• **Short problem**
Look through the data and write out every line with the word "this" in it.

• **Exercise data**

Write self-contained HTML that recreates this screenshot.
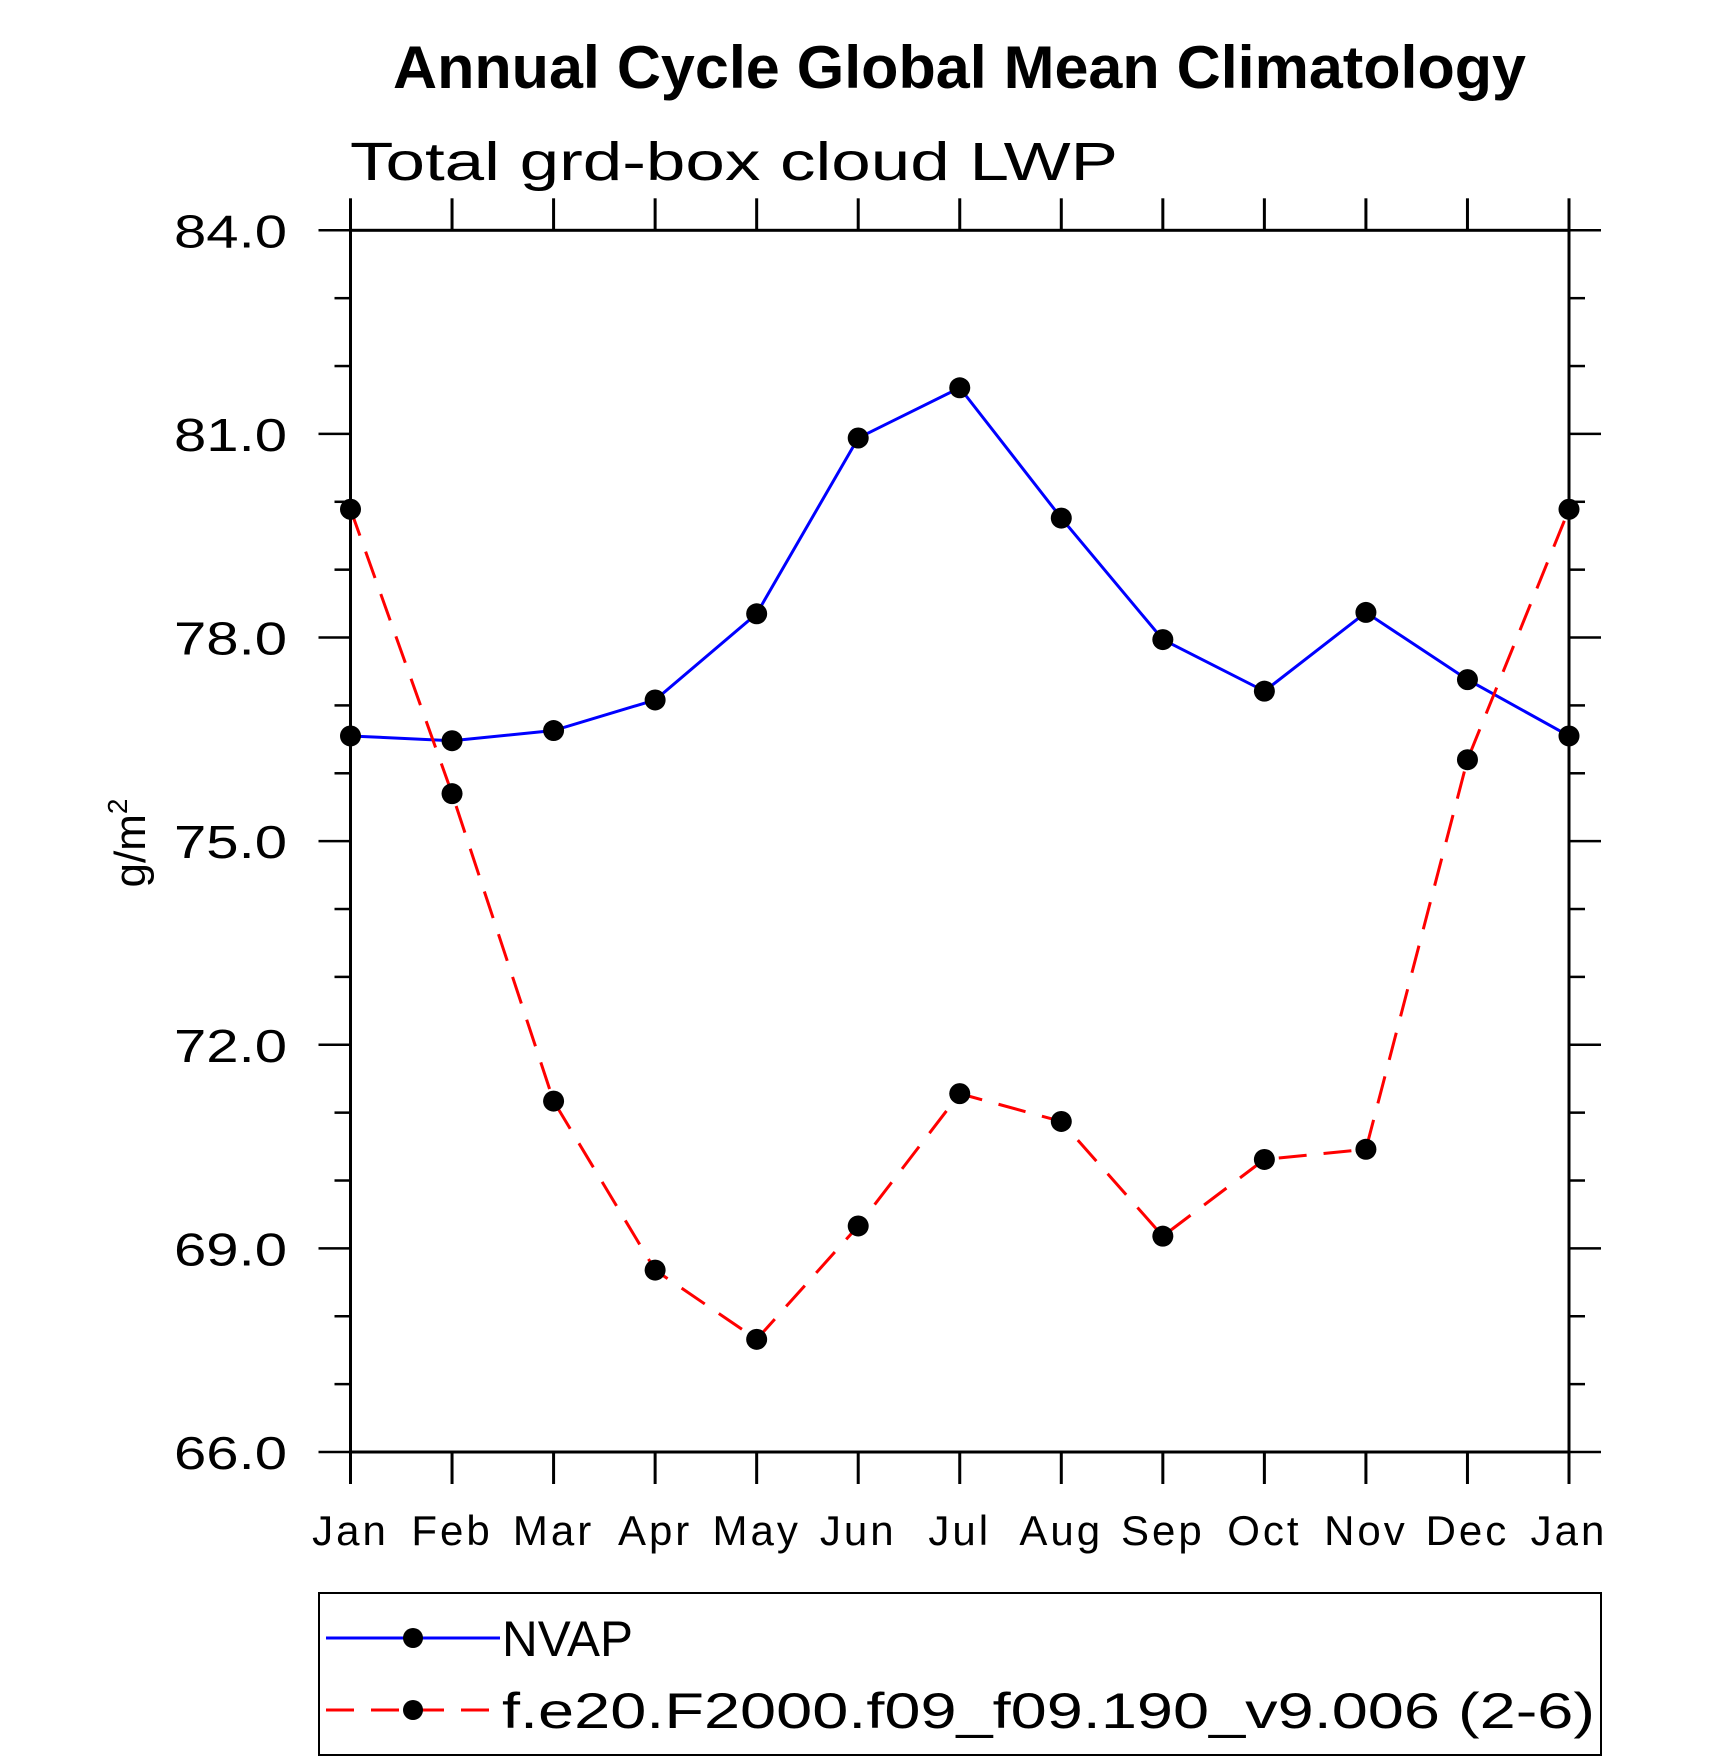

--

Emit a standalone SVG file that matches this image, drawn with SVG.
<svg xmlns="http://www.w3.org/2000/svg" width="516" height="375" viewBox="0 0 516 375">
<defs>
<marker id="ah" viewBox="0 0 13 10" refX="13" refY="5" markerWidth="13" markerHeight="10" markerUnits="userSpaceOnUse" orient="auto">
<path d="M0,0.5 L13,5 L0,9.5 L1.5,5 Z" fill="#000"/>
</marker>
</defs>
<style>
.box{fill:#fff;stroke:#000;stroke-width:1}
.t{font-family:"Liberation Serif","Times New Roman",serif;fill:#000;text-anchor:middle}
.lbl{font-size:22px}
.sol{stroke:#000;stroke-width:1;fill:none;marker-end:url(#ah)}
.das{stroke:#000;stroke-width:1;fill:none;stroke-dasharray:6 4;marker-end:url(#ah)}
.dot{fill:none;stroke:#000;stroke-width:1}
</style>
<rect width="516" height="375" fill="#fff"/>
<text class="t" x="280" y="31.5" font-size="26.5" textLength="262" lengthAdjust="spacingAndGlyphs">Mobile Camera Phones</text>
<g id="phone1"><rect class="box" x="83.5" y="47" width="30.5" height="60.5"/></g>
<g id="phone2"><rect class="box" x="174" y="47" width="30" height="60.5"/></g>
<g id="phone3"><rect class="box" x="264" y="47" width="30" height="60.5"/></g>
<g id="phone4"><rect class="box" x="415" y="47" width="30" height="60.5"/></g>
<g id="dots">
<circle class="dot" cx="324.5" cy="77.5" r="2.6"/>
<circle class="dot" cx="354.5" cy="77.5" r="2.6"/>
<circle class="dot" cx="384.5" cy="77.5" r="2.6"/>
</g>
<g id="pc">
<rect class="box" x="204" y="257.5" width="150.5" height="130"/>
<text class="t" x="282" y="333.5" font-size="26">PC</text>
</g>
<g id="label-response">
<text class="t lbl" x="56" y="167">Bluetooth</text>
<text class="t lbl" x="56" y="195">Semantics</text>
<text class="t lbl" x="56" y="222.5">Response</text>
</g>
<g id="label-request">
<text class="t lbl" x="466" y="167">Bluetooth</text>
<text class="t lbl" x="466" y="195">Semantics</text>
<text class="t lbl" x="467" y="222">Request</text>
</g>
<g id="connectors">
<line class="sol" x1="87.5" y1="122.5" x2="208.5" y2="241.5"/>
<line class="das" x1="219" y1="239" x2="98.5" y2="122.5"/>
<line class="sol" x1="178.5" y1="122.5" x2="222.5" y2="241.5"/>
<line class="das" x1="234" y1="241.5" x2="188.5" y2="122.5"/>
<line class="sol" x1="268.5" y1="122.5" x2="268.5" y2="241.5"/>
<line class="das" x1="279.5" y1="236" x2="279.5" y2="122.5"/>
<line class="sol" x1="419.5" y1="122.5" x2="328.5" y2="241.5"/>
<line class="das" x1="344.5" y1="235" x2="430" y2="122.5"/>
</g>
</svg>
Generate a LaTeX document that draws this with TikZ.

• **Task output**
Write self-contained HTML that recreates this screenshot.
Emit a standalone SVG file that matches this image, drawn with SVG.
Generate a LaTeX document that draws this with TikZ.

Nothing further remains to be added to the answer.